The Smile Before the Slap: The Oscars Fracas
- dppalof
- Apr 7, 2022
- 4 min read
Updated: Apr 8, 2022

At risk of appearing to beat a dead horse, I will add my commentary to what has already been said about the Will Smith-Chris Rock incident at the Academy Awards. I want to focus on something that seems to have added to people's shock about the attack. Some of the stars present that night remarked that, during the hair joke that provoked the attack, Smith was smiling broadly. Then suddenly he was on his feet, charging Chris Rock and slapping him. Observers remarked that a glance at his wife and seeing the offense she was taking (she was, of course, the target of the joke) is what seemed to set him off. But how could he go so quickly from smiling to anger and attack? I think that it makes perfect sense – man sense.
Amy Cunningham’s essay “Why Women Smile” provides a helpful entryway into my topic. Appearing in its original form in 1993, it’s an essay often assigned to college students and one that I have taught many times to my students. The author begins with the fact that, in general, women smile more than men. For Cunningham, at the time she wrote the essay, this fact is a sign of women’s oppression. She writes, “Smiles are not the small and innocuous things that they appear to be.” She concedes that smiling often deescalates a situation; it often feels good and makes those around you feel good. Women, though, she argues, are raised to automatically smile no matter how they really feel or how people are treating them. They are trained to feel that they are responsible for men’s emotional upkeep and must smile and acquiesce to men. The smile doesn’t mean they’re happy; it means they’re submissive.
Many years ago, when I was in my early twenties, a male store clerk made some nasty remarks to me, and I just smiled and didn’t say anything back. Later, I was angry – not with him, but with myself because I had broken the man code. I had smiled submissively when another man was trying to assert a form of dominance over me. Growing up, at least back then in mid-20th century, as a young man you learn, without being told directly, that you don’t smile when someone is insulting you. That’s something women do, smile when they’re being verbally abused.
You can see this ethos of manhood in popular culture, particularly in the western. The Virginian, published in 1902, is often credited with being the first real western novel. It has a scene where, over a gambling table, a man is starting to call the Virginian a son of a bitch. The Virginian places his gun on the table and says a line destined to echo through many a Western movie: “When you call me that, SMILE.” In other words, “I’m the alpha male here and you need to smile to show you’re submissive to me.”
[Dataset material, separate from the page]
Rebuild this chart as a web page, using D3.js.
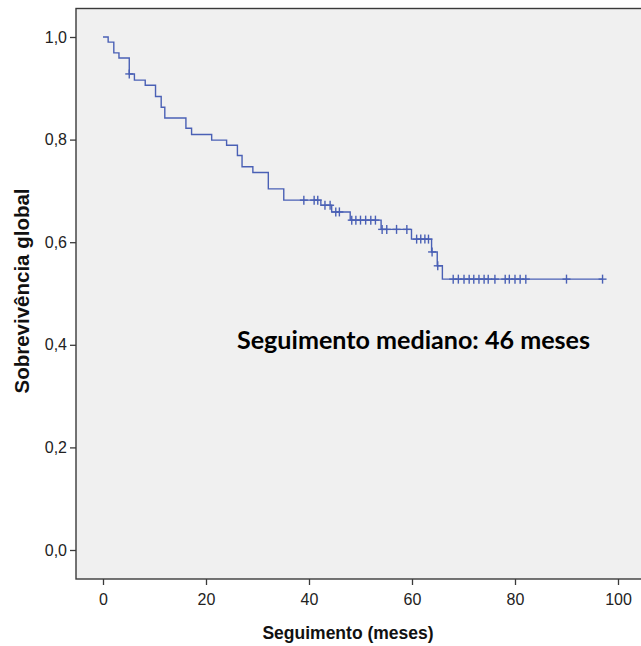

Cunningham calls the socially induced smile requirement women’s “smile burden,” and she connects it with the civil rights movement of the 1960’s. Black men felt the smile burden, the need to smile to appear harmless and appease the violent white culture of slavery and segregation. She writes, “African-American males stopped smiling on the streets in the 1960’s, happily aware of the unsettling effect this action had on the white population.” When we see once popular images of broadly grinning black people in caricature form, we now view that as a racist invocation of past times of oppression.
Now we get to Will Smith whose warm and seemingly natural smile is part of his charm and appeal as an actor. There he is at the award ceremony. One moment he’s smiling and the next his wife is clueing him in that she is being disrespected and therefore he is being disrespected, like black men have been disrespected since before the birth of the republic. His trademark smile must have suddenly seemed self-betrayal. As he said in his acceptance speech, how long could he be expected to put up with this disrespect? When all that stood between him and redemption was the striding distance between his seat and his tormentor? Of course, this is just speculation. The bottom line, though, is you can’t just walk up to someone at an award ceremony, or most places, for that matter, and smack someone. It’s not the wild west.
What do my students think of Cunningham’s thesis? For some women, it strikes a chord. One older woman, a supervisor at work, said that if she fails to smile, other women come up to her and ask why she’s going around with “resting-bitch-face.” Most students, though, believe that, today, both men and women have to smile. It’s a general work requirement: we must go along to get along. At work, if the boss berates you, man or woman, you, figuratively at least, have to grin and bear it. And if women smile more, they say, it’s no big deal. Interestingly, fifteen years later, Cunningham attached a note to her essay in which she recants her view! She cites research showing that, even if you aren’t in the mood to smile, the very act of smiling will improve your mood. If women smile more than men, they’re better off for it. She ends her note by writing, “Smile freely and broadly. Get happy.” It’s quite a reversal, and, I think, goes too far. As you can see, I found her essay very useful in trying to understand Will Smith’s behavior.
As for the actor, I’m sure that he will one day return to the Oscar stage. Hollywood loves a come-back story, and it would kill in the ratings.